Growing concern over the working conditions of graduate students led to the formation of the Temple Graduate Students’ Association in 1997. Despite teaching the same courses as full-time professors, graduate student employees did not receive the benefits that professors, or other University staff, received: graduate students received a salary of about $11,000, plus a $400 subsidy for health insurance, with no cost of living adjustment, and no grievance procedure. Further spurring concern, TA lines were being cut with no warning or explanation.
Over the next two years, 690 graduate students signed cards expressing their desire for a union to represent their interests. On February 12, 1999, TUGSA representatives took these cards and filed a request for a union election with the Pennsylvania Labor Relations Board.
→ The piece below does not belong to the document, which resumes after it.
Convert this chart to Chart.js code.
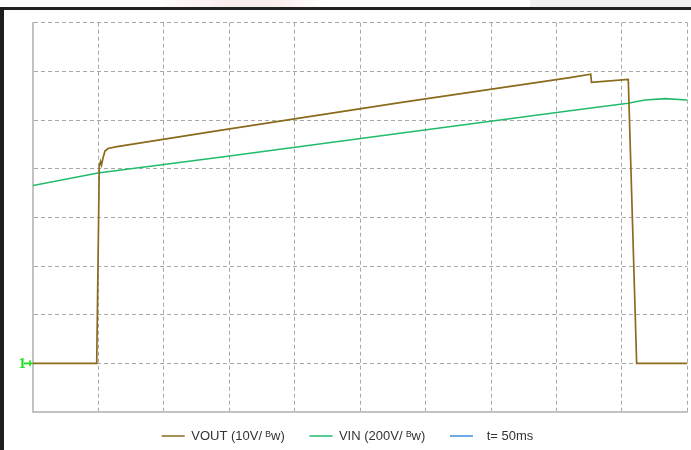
<!DOCTYPE html>
<html>
<head>
<meta charset="utf-8">
<script src="https://cdn.jsdelivr.net/npm/chart.js@4.4.1/dist/chart.umd.min.js"></script>
<style>
  html, body { margin: 0; padding: 0; background: #fff; }
  #wrap { position: relative; width: 691px; height: 450px; overflow: hidden; }
  #chart { position: absolute; left: 0; top: 0; }
  .topGray { position: absolute; left: 530px; top: 0; width: 161px; height: 7px; background: #f2f2f2; }
  .topPink { position: absolute; left: 150px; top: 0; width: 180px; height: 7px;
             background: linear-gradient(90deg, rgba(255,235,235,0), #fdeeee 40%, #fdeeee 70%, rgba(255,235,235,0)); }
  .topLine { position: absolute; left: 0; top: 7px; width: 691px; height: 2.5px; background: #222; }
  .leftLine { position: absolute; left: 0; top: 7px; width: 4px; height: 443px; background: #1e1e1e; }
</style>
</head>
<body>
<div id="wrap">
  <div class="topPink"></div>
  <div class="topGray"></div>
  <canvas id="chart" width="691" height="450"></canvas>
  <div class="topLine"></div>
  <div class="leftLine"></div>
</div>
<script>
// --- data (x and y in screen divisions, 10 x 8 grid) ---
const seriesNames = ['VOUT (10V/ \u1D2Ew)  ', 'VIN (200V/ \u1D2Ew)  ', '  t= 50ms       '];

const voutX = [0, 0.974, 1.013, 1.032, 1.047, 1.070, 1.100, 1.146, 1.284, 2.858, 5.609, 8.207, 8.524, 8.536, 9.098, 9.226, 10];
const voutY = [1.0, 1.0, 5.055, 5.148, 5.076, 5.220, 5.364, 5.415, 5.452, 5.789, 6.356, 6.870, 6.940, 6.776, 6.837, 1.0, 1.0];

const vinX = [0, 0.993, 2.858, 5.609, 8.207, 9.094, 9.354, 9.66, 10];
const vinY = [4.655, 4.911, 5.234, 5.728, 6.192, 6.344, 6.412, 6.439, 6.412];

const xDivisions = 10;
const yDivisions = 8;
const groundLevel = 1;

const colors = {
  vout: '#8a6b1c',
  vin: '#22bb6c',
  time: '#3d8fd9'
};

const toPoints = (xs, ys) => xs.map((x, i) => ({ x, y: ys[i] }));

// green "1->" ground marker on the left of the plot
const groundMarker = {
  id: 'groundMarker',
  afterDraw(chart) {
    const { ctx, scales } = chart;
    const y = scales.y.getPixelForValue(groundLevel);
    const left = chart.chartArea.left;
    ctx.save();
    ctx.fillStyle = '#1ee01e';
    ctx.strokeStyle = '#1ee01e';
    ctx.font = 'bold 15px "Liberation Serif", serif';
    ctx.textAlign = 'right';
    ctx.textBaseline = 'middle';
    ctx.fillText('1', left - 7, y + 1);
    ctx.lineWidth = 1.6;
    ctx.beginPath();
    ctx.moveTo(left - 9, y);
    ctx.lineTo(left, y);
    ctx.moveTo(left - 3, y - 3);
    ctx.lineTo(left - 3, y + 3);
    ctx.stroke();
    ctx.restore();
  }
};

// keep the legend band short so the plot reaches down like the scope screen
const legendHeight = {
  id: 'legendHeight',
  afterInit(chart) {
    const legend = chart.legend;
    if (!legend || legend._patched) return;
    const fit = legend.fit.bind(legend);
    legend.fit = function () {
      fit();
      this.height = 38;
    };
    legend._patched = true;
  }
};

const ctx = document.getElementById('chart');
new Chart(ctx, {
  type: 'line',
  data: {
    datasets: [
      {
        label: seriesNames[0],
        data: toPoints(voutX, voutY),
        borderColor: colors.vout,
        backgroundColor: colors.vout,
        borderWidth: 1.7,
        pointRadius: 0,
        tension: 0
      },
      {
        label: seriesNames[1],
        data: toPoints(vinX, vinY),
        borderColor: colors.vin,
        backgroundColor: colors.vin,
        borderWidth: 1.6,
        pointRadius: 0,
        tension: 0
      },
      {
        label: seriesNames[2],
        data: [],
        borderColor: colors.time,
        backgroundColor: colors.time,
        borderWidth: 1.6,
        pointRadius: 0
      }
    ]
  },
  options: {
    responsive: false,
    animation: false,
    layout: {
      padding: { left: 33, right: 3.7, top: 22.7, bottom: 0 }
    },
    scales: {
      x: {
        type: 'linear',
        min: 0,
        max: xDivisions,
        ticks: { display: false, stepSize: 1 },
        grid: { color: '#a8a8a8', lineWidth: 1, drawTicks: false },
        border: { display: true, color: '#c2c2c2', width: 2, dash: [4, 3] }
      },
      y: {
        type: 'linear',
        min: 0,
        max: yDivisions,
        ticks: { display: false, stepSize: 1 },
        grid: { color: '#a8a8a8', lineWidth: 1, drawTicks: false },
        border: { display: true, color: '#c2c2c2', width: 2, dash: [4, 3] }
      }
    },
    plugins: {
      legend: {
        position: 'bottom',
        labels: {
          usePointStyle: true,
          pointStyle: 'line',
          pointStyleWidth: 23,
          padding: 17.5,
          color: '#333',
          font: { family: "'Liberation Sans', Arial, sans-serif", size: 13 }
        }
      },
      tooltip: { enabled: false }
    }
  },
  plugins: [groundMarker, legendHeight]
});
</script>
</body>
</html>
Although hearings are usually scheduled within weeks of such requests, the PLRB did not schedule a hearing until August 10. That date was further postponed when lawyers for Temple administration asked for an extension on the grounds that they needed to research facts and make their case more concise.
In the hearings, TUGSA argued that graduate students who are employed by the University should be considered employees as well as students and therefore entitled to the same rights and benefits as other employees, including union representation if the majority of employees desire a union. Temple administration argued that graduate students who work for the University are primarily students and should therefore not be categorized as employees.
Over a year later, in October 2000, the Labor Board finally ruled that graduate students who work at Temple are in fact employees and therefore can unionize. In March 2001, Temple graduate student employees voted 290 to 16 in favor of union representation. Temple administration promptly filed a legal challenge, again arguing that employed graduate students are not employees, but eventually agreed to accept the PLRB’s decision.